Petaka Cinta Cabut Nyawa Ade Sara

By nova.id, Senin, 17 Maret 2014 | 07:37 WIB
Petaka Cinta Cabut Nyawa Ade Sara (nova.id)

Petaka Cinta Cabut Nyawa Ade Sara (nova.id)
Petaka Cinta Cabut Nyawa Ade Sara (nova.id)
Petaka Cinta Cabut Nyawa Ade Sara (nova.id)

"Kedua ibunda pelaku S dan HF menangis terisak di pelukan Elizabeth sambil mengucapkan kata maaf. (Foto: Agus Dwianto / NOVA) "

''Aku masih merasakan kenangan manis, bercandaan anakku. Sekarang kalau kami pulang kerja dan sampai rumah, rasa kelangannya luweh keroso (kehilangannya sangat terasa). Malam jadi terasa banget enggak ada Sara, karena kami biasanya nonton teve bareng dia," tutur Elizabeth Diana kepada tetamu yang datang melayat dan menyampaikan ucapan belasungkawa.

Orangtua Ade Sara Angelina Suroto, Elizabeth dan Suroto, sesekali tampak tertunduk saat menceritakan kenangan manis mereka bersama putri tunggal kesayangan. "Ya, piye? Sehari-hari bareng bercandanya sama dia, kami sudah seperti teman. Apalagi tiap kami pulang kerja, rumah sudah bersih, dia juga sudah masak nasi," tutur Sang Bunda dengan nada pasrah.

Menurut Suroto, putrinya memang tergolong manja dan kolokan, karena tumbuh sebagai anak tunggal. Kendati begitu, Sara dinilai Sang Ayah sebagai anak yang sangat disiplin dan memiliki rasa tanggung jawab yang besar. "Dia selalu berinisiatif merapikan rumah. Sara juga yang masak nasi untuk makan malam kami. Dia juga tegas. Kalau enggak, ya, enggak. Bahkan kami sering ditegur. Misalnya, 'Mama dan Papa kalau menaruh barang jangan di sini.' Makanya, lihat saja di rumah saya banyak tulisan, taruh barang di sini apa, di sana apa. Itu Sara yang bikin," papar Suroto mengingat sikap Sang Buah Hati.

BAKAT MENGGAMBAR

Setiap pulang kuliah, lanjut Suroto, Sara memiliki kebiasaan melepas penat dengan menonton teve sambil gojekan (bercanda) bersama orangtuanya.

Soal waktu, menurut Suroto, putrinya juga tergolong sangat disiplin. "Senin sampai Rabu, Sara les Bahasa Jerman, pulangnya jadi agak malam. Sementara Selasa, Kamis, Jumat, dan Sabtu, pulang kuliah langsung ke rumah. Kalau libur, kami di rumah saja, menikmati waktu bersama," kenang Suroto.
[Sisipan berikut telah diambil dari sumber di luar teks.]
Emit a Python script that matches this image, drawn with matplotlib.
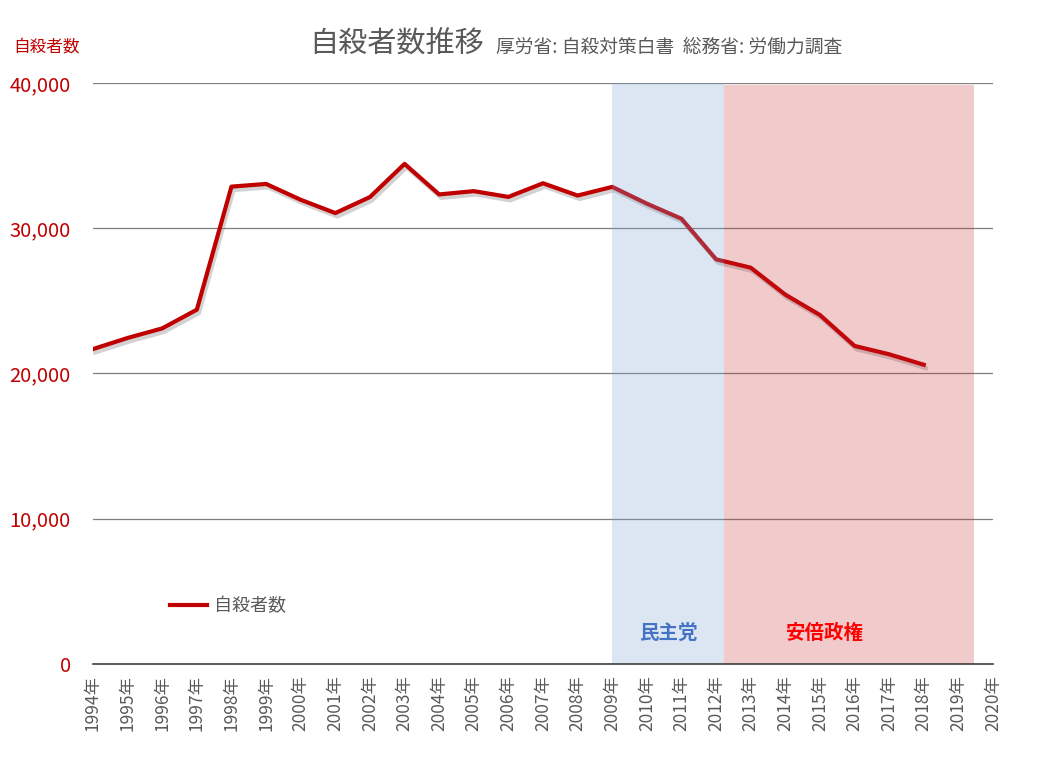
import numpy as np
import matplotlib
matplotlib.use("Agg")
import matplotlib.pyplot as plt
import matplotlib.patheffects as pe

plt.rcParams['font.family'] = ['Noto Sans CJK JP', 'DejaVu Sans']

# --- Datos ---
years = np.arange(1994, 2019)
suicides = [21679, 22445, 23104, 24391, 32863, 33048, 31957, 31042, 32143, 34427,
            32325, 32552, 32155, 33093, 32249, 32845, 31690, 30651, 27858, 27283,
            25427, 24025, 21897, 21321, 20600]
tick_years = np.arange(1994, 2021)
tick_labels = [f"{y}年" for y in tick_years]

dpj_span = (2009.0, 2012.23)      # 民主党
abe_span = (2012.23, 2019.45)     # 安倍政権

red = '#C00000'
gray = '#595959'

fig = plt.figure(figsize=(10.64, 7.68), dpi=100)
ax = fig.add_axes([0.0874, 0.1354, 0.8459, 0.7566])

ax.plot(years, suicides, color=red, lw=3.0, zorder=3,
        path_effects=[pe.SimpleLineShadow(offset=(1.5, -2.5), shadow_color='#808080', alpha=0.35),
                      pe.Normal()])
# entrada de leyenda sin sombra
ax.plot([], [], color=red, lw=3.0, label='自殺者数')

# áreas de gobierno (encima de la línea, semitransparentes)
ax.axvspan(*dpj_span, ymin=0, ymax=1.0, color='#7FA6D5', alpha=0.27, lw=0, zorder=4)
ax.axvspan(*abe_span, ymin=0, ymax=0.996, color='#C8252B', alpha=0.24, lw=0, zorder=4)

ax.text(np.mean(dpj_span), 2100, '民主党', color='#4472C4', fontsize=14,
        fontweight='bold', ha='center', va='center', zorder=5)
ax.text(2015.15, 2100, '安倍政権', color='#FF0000', fontsize=14,
        fontweight='bold', ha='center', va='center', zorder=5)

ax.set_xlim(1994, 2020)
ax.set_ylim(0, 40000)
ax.set_yticks([0, 10000, 20000, 30000, 40000])
ax.set_yticklabels(['0', '10,000', '20,000', '30,000', '40,000'], color=red, fontsize=14.5)
ax.tick_params(axis='y', length=0, pad=16)
ax.grid(axis='y', color='#7F7F7F', lw=0.9)
ax.set_axisbelow(True)

ax.set_xticks(tick_years)
ax.set_xticklabels(tick_labels, rotation=90, color=gray, fontsize=12.5)
ax.tick_params(axis='x', which='major', length=0, pad=8)
ax.set_xticks(np.arange(1994, 2021, 2), minor=True)
ax.tick_params(axis='x', which='minor', length=6, direction='in', color='#404040', width=1)

for s in ['left', 'right', 'top']:
    ax.spines[s].set_visible(False)
ax.spines['bottom'].set_color('#404040')
ax.spines['bottom'].set_linewidth(1.2)
ax.spines['bottom'].set_zorder(6)

leg = ax.legend(loc='center left', bbox_to_anchor=(0.068, 0.1), frameon=False,
                handlelength=2.0, handletextpad=0.4, fontsize=13)
for t in leg.get_texts():
    t.set_color(gray)

fig.text(80 / 1064, 1 - 47 / 768, '自殺者数', color=red, fontsize=12, ha='right', va='center')
fig.text(484 / 1064, 1 - 45 / 768, '自殺者数推移', color=gray, fontsize=21, ha='right', va='center')
fig.text(496 / 1064, 1 - 47 / 768, '厚労省: 自殺対策白書  総務省: 労働力調査', color=gray,
         fontsize=13.5, ha='left', va='center')

fig.savefig('out.png', dpi=100)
Lebih lanjut Suroto mengungkapkan, selama ini Sara tak pernah pergi tanpa pamit. "Terakhir pergi nonton Java Jazz dan memang sudah bilang sebelumnya. Sekitar jam 20.00 Sara telepon saya, boleh enggak pulang jam 22.00 dan diantar teman? Saya jawab, kamu harus punya prinsip pulang sesuai janji. Eh, enggak tahunya sebelum jam 21.00 dia sudah mau sampai rumah dan saya jemput di Rawamangun," kenang Suroto lagi.

Soal minat, kata Suroto, Sara cukup berbakat menggambar. "Dulu sewaktu SMA, dia pernah daftar ke Kalbis Institute ambil jurusan sesuai hobinya, tapi entah kenapa dia pindah haluan ambil psikologi di Universitas Bunda Mulia (UBM). Saya enggak tahu, apa pertimbangannya memilih UBM yang menurut saya lumayan jauh, sementara Kalbis dekat rumah. Dari menggambar, dia juga bisa dapat laptop. Saat Majalah Kawanku ulang tahun, dia ikut lomba dan kirim gambar komik. Dia juara satu," ujar Suroto bangga.

Sayangnya, kata Suroto, masih ada permintaan dan keinginan Sara yang belum sempat Elizabeth dan Suroto kabulkan. "Sara pernah minta diinstalkan aplikasi untuk skripsi dan beli kamera DSLR yang harganya Rp4-5 jutaan. Karena terlalu mahal, kami sarankan beli sepeda saja. Kebetulan di depan rumah suka ada car free day. Dia, kan, ikut arisan, kalau menang, uangnya buat beli sepeda saja. Kalau kurang, minta kami nombokin," kisah Suroto.